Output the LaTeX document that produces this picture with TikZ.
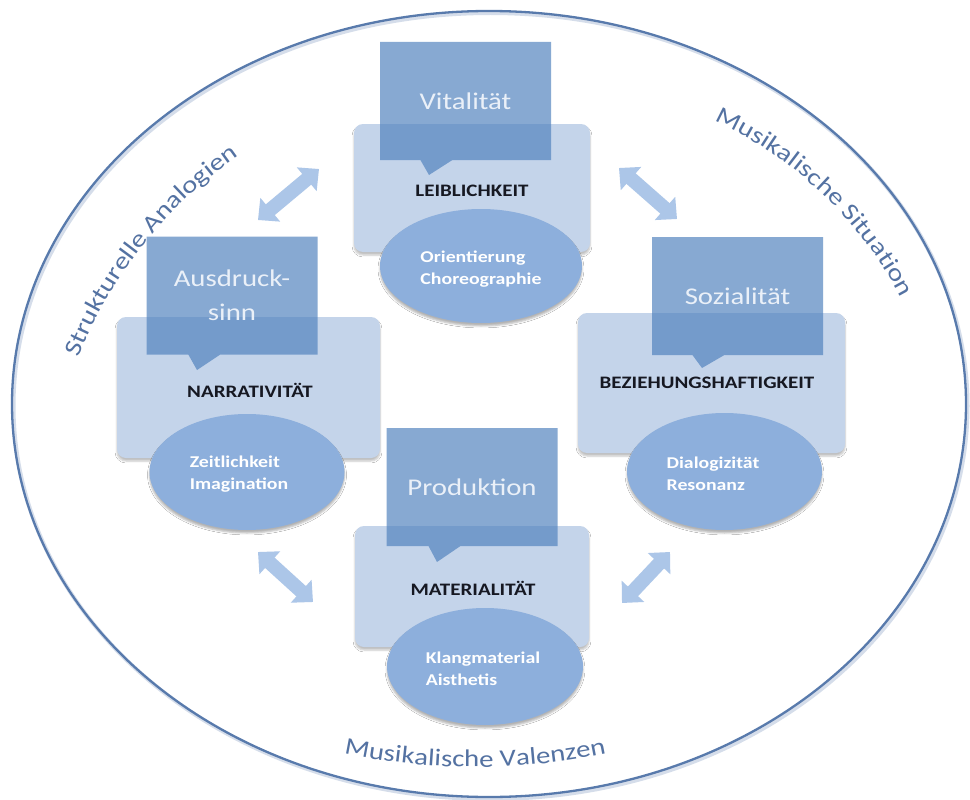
\documentclass[tikz,border=0pt]{standalone}
\usepackage{fontspec}
\setmainfont{Carlito}[FakeStretch=1.2]
\usetikzlibrary{shapes.geometric,shapes.callouts,arrows.meta,decorations.text,shadows.blur}

\definecolor{ringblue}{RGB}{88,122,172}
\definecolor{labelblue}{RGB}{84,114,162}
\definecolor{panelblue}{RGB}{196,212,234}
\definecolor{tabblue}{RGB}{79,129,189}
\definecolor{ovalblue}{RGB}{141,175,220}
\definecolor{arrowblue}{RGB}{172,198,232}
\definecolor{tabtext}{RGB}{234,240,248}
\definecolor{darktext}{RGB}{22,24,34}

\newcommand\arcfont{\color{labelblue}\fontsize{24}{28}\selectfont}

\begin{document}
\begin{tikzpicture}[x=1pt,y=1pt,
  panel/.style={rectangle, rounded corners=9pt, fill=panelblue, inner sep=0pt,
    blur shadow={shadow xshift=0pt, shadow yshift=-3pt, shadow opacity=25}},
  tab/.style={rectangle callout, fill=tabblue, fill opacity=0.68, text opacity=1,
    minimum width=171pt, minimum height=118pt, callout pointer width=32pt,
    text=tabtext, font=\fontsize{24}{34}\selectfont, align=center, inner sep=0pt},
  oval/.style={ellipse, fill=ovalblue, inner sep=0pt,
    blur shadow={shadow xshift=0pt, shadow yshift=-3pt, shadow opacity=30}},
  facet/.style={font=\bfseries\fontsize{17.5}{20}\selectfont, text=darktext, inner sep=0pt},
  aspect/.style={font=\bfseries\fontsize{16.5}{22}\selectfont, text=white, align=left, inner sep=0pt},
  link/.style={line width=14pt, draw=arrowblue,
    {Triangle[width=30pt,length=16pt]}-{Triangle[width=30pt,length=16pt]}},
  arclabel/.style={decorate, decoration={text along path, text align=center,
    text={|\arcfont|#1}}}
  ]
\useasboundingbox (0,0) rectangle (970,-800);
\fill[white] (0,0) rectangle (970,-800);

% outer ring with a faint shadow
\draw[ringblue, line width=4pt, opacity=0.25] (490.5,-406) ellipse [x radius=477pt, y radius=393pt];
\draw[ringblue, line width=2.3pt] (489,-404) ellipse [x radius=477pt, y radius=393pt];

% labels along the ring
\path[arclabel={Strukturelle Analogien}, shift={(496,-525)}]
  (166.5:450) arc[start angle=166.5, end angle=116.5, radius=450pt];
\path[arclabel={Musikalische Situation}, shift={(547,-484)}]
  (71.5:400) arc[start angle=71.5, end angle=21.5, radius=400pt];
\path[arclabel={Musikalische Valenzen}, shift={(475,-117)}]
  (245:650) arc[start angle=245, end angle=295, radius=650pt];

% top group
\node[panel, minimum width=236pt, minimum height=128pt] (topPanel) at (472,-188) {};
\node[tab, callout absolute pointer={(429,-175)}] (topTab) at (465.5,-101) {Vitalität};
\node[oval, minimum width=202pt, minimum height=114pt] (topOval) at (481,-266) {};
\node[facet] (topFacet) at (472,-191) {LEIBLICHKEIT};
\node[aspect] (topAspect) at (481,-269) {Orientierung\\Choreographie};

% left group
\node[panel, minimum width=263pt, minimum height=141pt] (leftPanel) at (248.5,-387.5) {};
\node[tab, callout absolute pointer={(197,-370)}] (leftTab) at (232,-295.5) {Ausdruck-\\sinn};
\node[oval, minimum width=195pt, minimum height=116pt] (leftOval) at (247,-472) {};
\node[facet] (leftFacet) at (250,-390) {NARRATIVITÄT};
\node[aspect] (leftAspect) at (239,-474) {Zeitlichkeit\\Imagination};

% right group
\node[panel, minimum width=267pt, minimum height=140pt] (rightPanel) at (711.5,-383) {};
\node[tab, callout absolute pointer={(702,-368)}] (rightTab) at (737.5,-296) {Sozialität};
\node[oval, minimum width=195pt, minimum height=117pt] (rightOval) at (724.5,-471.5) {};
\node[facet] (rightFacet) at (707,-383) {BEZIEHUNGSHAFTIGKEIT};
\node[aspect] (rightAspect) at (713,-474) {Dialogizität\\Resonanz};

% bottom group
\node[panel, minimum width=234pt, minimum height=121pt] (botPanel) at (472,-586.5) {};
\node[tab, callout absolute pointer={(437,-562)}] (botTab) at (472,-487) {Produktion};
\node[oval, minimum width=196pt, minimum height=117pt] (botOval) at (485,-666.5) {};
\node[facet] (botFacet) at (473,-588) {MATERIALITÄT};
\node[aspect] (botAspect) at (483,-669) {Klangmaterial\\Aisthetis};

% double arrows between the groups
\coordinate (nwA) at (258,-220); \coordinate (nwB) at (319,-169);
\coordinate (neA) at (619,-168); \coordinate (neB) at (677,-219);
\coordinate (swA) at (258,-552); \coordinate (swB) at (313,-602);
\coordinate (seA) at (622,-603); \coordinate (seB) at (670,-552);
\draw[link] (nwA) -- (nwB);
\draw[link] (neA) -- (neB);
\draw[link] (swA) -- (swB);
\draw[link] (seA) -- (seB);
\end{tikzpicture}
\end{document}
┄┄┄┄┄┄
- Exercise -
Which lines include the word "with"? List them all.

- The result -
Output the LaTeX document that produces this picture with TikZ.
% outer ring with a faint shadow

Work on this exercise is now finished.